Comments:The release of the MI430X marks a targeted challenge by AMD to Nvidia in the high-performance computing (HPC) sector. However, claims of “crushing performance advantages” should be viewed rationally. The MI430X and Nvidia’s Rubin architecture are not designed for the same application scenarios: the former focuses primarily on HPC workloads, while the latter targets AI training and inference. Direct comparisons between the two therefore involve a mismatch in application context. In low-precision AI workloads, AMD still needs products such as the MI455X series to compete directly with Nvidia. In addition, software ecosystem capability remains one of AMD’s weaker areas, and the gap between ROCm and CUDA in developer adoption and ecosystem stickiness has yet to be fundamentally narrowed.
The launch of the MI430X breaks Nvidia’s long-standing dominance in the supercomputing segment and provides research institutions with an alternative option. As flagship projects such as Discovery and Alice Recoque move forward, AMD’s influence in national-level computing infrastructure is expected to continue rising. However, whether its hardware advantages can ultimately be converted into market share will still depend on ecosystem development and customer migration costs.
05
Company Trend(May.06)
Pengyue Technology to Build 12-Inch Wafer Fab in Wuhan with 28 Billion RMB, Focusing on Mature Process Nodes
In May 2026, Pengyue Technology announced the official groundbreaking of its 12-inch semiconductor wafer manufacturing project in Wuhan, Hubei Province. The project involves a total investment of approximately RMB 28bn and plans to build a 12-inch wafer production line with monthly capacity of 50,000 wafers. The fab will focus on mature process nodes ranging from 28nm to 55nm, serving applications including automotive electronics, industrial control, IoT, and display driver ICs.

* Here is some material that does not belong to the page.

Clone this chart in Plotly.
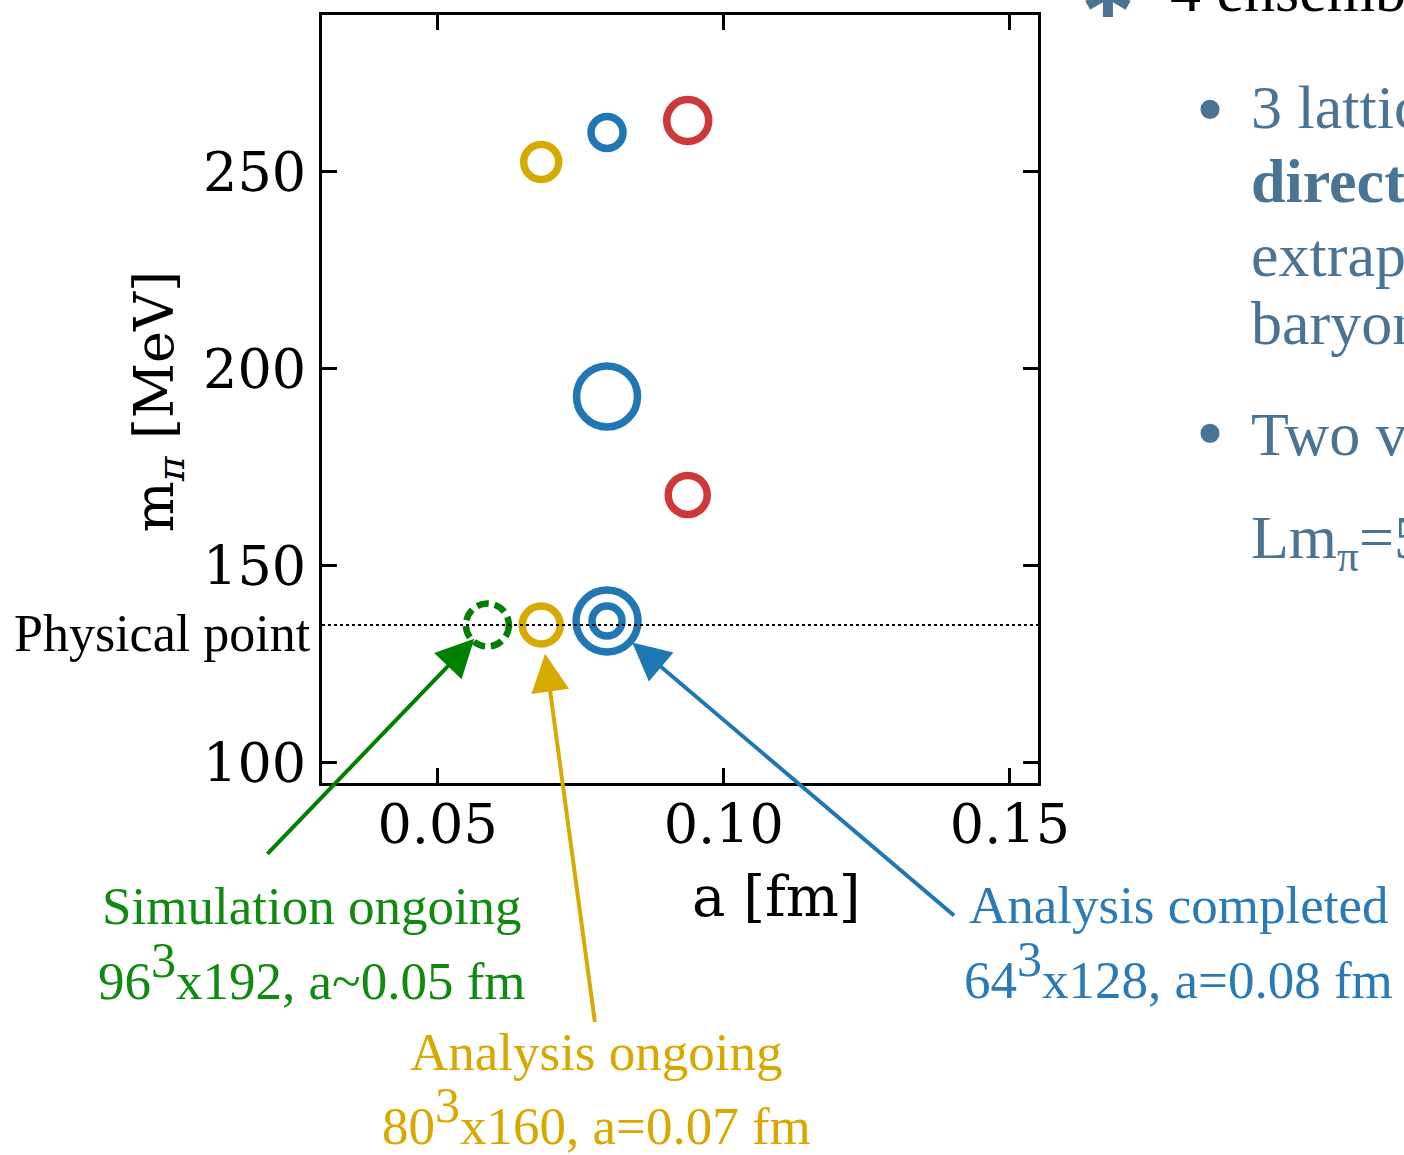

The project will be implemented in two phases, with the first phase expected to begin production by the end of 2027 and full-capacity operation targeted for 2028.
The launch of Pengyue Technology’s project represents another typical example of local governments betting on semiconductor manufacturing. With planned investment of RMB 28bn and monthly capacity of 50,000 wafers, the project is considered mid-sized within the mature-node segment. However, the market environment it faces is increasingly challenging. The 28nm–55nm segment is currently experiencing global overcapacity. Capacity utilization rates at major foundries such as SMIC, Hua Hong Semiconductor, and United Microelectronics Corporation have reportedly fallen to around 70%, while ongoing price competition continues to pressure margins. As a late entrant, Pengyue Technology lacks both technological differentiation and an established customer ecosystem. By the time the project reaches full production in 2028, it may face the most intense phase of competition in the mature-node market.
06
Company Trend(May.08)
Hwatsing Technology delivers ion implanter to leading domestic memory manufacturer
Chinese semiconductor equipment maker Hwatsing Technology recently announced the successful delivery of its self-developed ion implanter to a leading domestic memory manufacturer, marking a key breakthrough for China’s high-end front-end semiconductor equipment in memory fabrication. The system adopts medium-current ion implantation technology and is capable of supporting key process steps in 3D NAND and DRAM manufacturing, including source/drain doping and channel adjustment. The implantation energy range covers 2keV to 1MeV, while dose uniformity is controlled within ±0.5%, reaching the technical level of mainstream international equipment.
Ion implanters are among the highest-value core tools in semiconductor manufacturing and have long been dominated by US equipment suppliers such as Applied Materials and Axcelis, withdomestic substitution rates remaining below 5%. The latest delivery fills a key gap for domestic equipment in memory front-end processing. Following customer qualification, the product is expected to enter the volume procurement stage. The company stated that it will continue developing high-current and high-energy ion implanters to build a comprehensive implantation equipment portfolio covering both logic and memory applications. The development was also positively received by the capital market, with Hwatsing Technology’s share price rising more than 6% on the day of the announcement.
07
Domestic News(May.09)
China develops first dual-core atomic quantum “supercomputer,” with chip architecture emerging as key breakthrough
In May 2026, a research team led by Academician Pan Jianwei at the University of Science and Technology of China, together with Innovation Academy for Precision Measurement Science and Technology, announced the successful development of China’s first dual-core atomic quantum “supercomputer.” The system’s core innovation lies in its quantum processing chip architecture. Based on a neutral rubidium atom array approach, the system integrates two independent quantum processing cores, each containing more than 1,000 physical qubits. Using optical tweezer technology, the chip enables high-fidelity entanglement control between atoms at chip-scale level, while quantum state transfer fidelity between the two cores reaches 99.2%. Under quantum error-correction encoding, the system achieves more than 100 logical qubits and can stably execute quantum circuits exceeding 1,000 layers in depth.
The dual-core quantum chip adopts a modular partitioned architecture, dividing the qubit array into two independent modules. Inter-core communication is achieved through photon-mediated quantum teleportation, effectively reducing the impact of crosstalk noise on computational accuracy. The research team validated the system’s performance using random circuit sampling tasks, with results indicating computational speeds approximately 10¹⁵ times faster than simulations performed on classical supercomputers. The findings have been published in Nature Physics, marking a milestone breakthrough for China in scalable quantum computing chip architectures.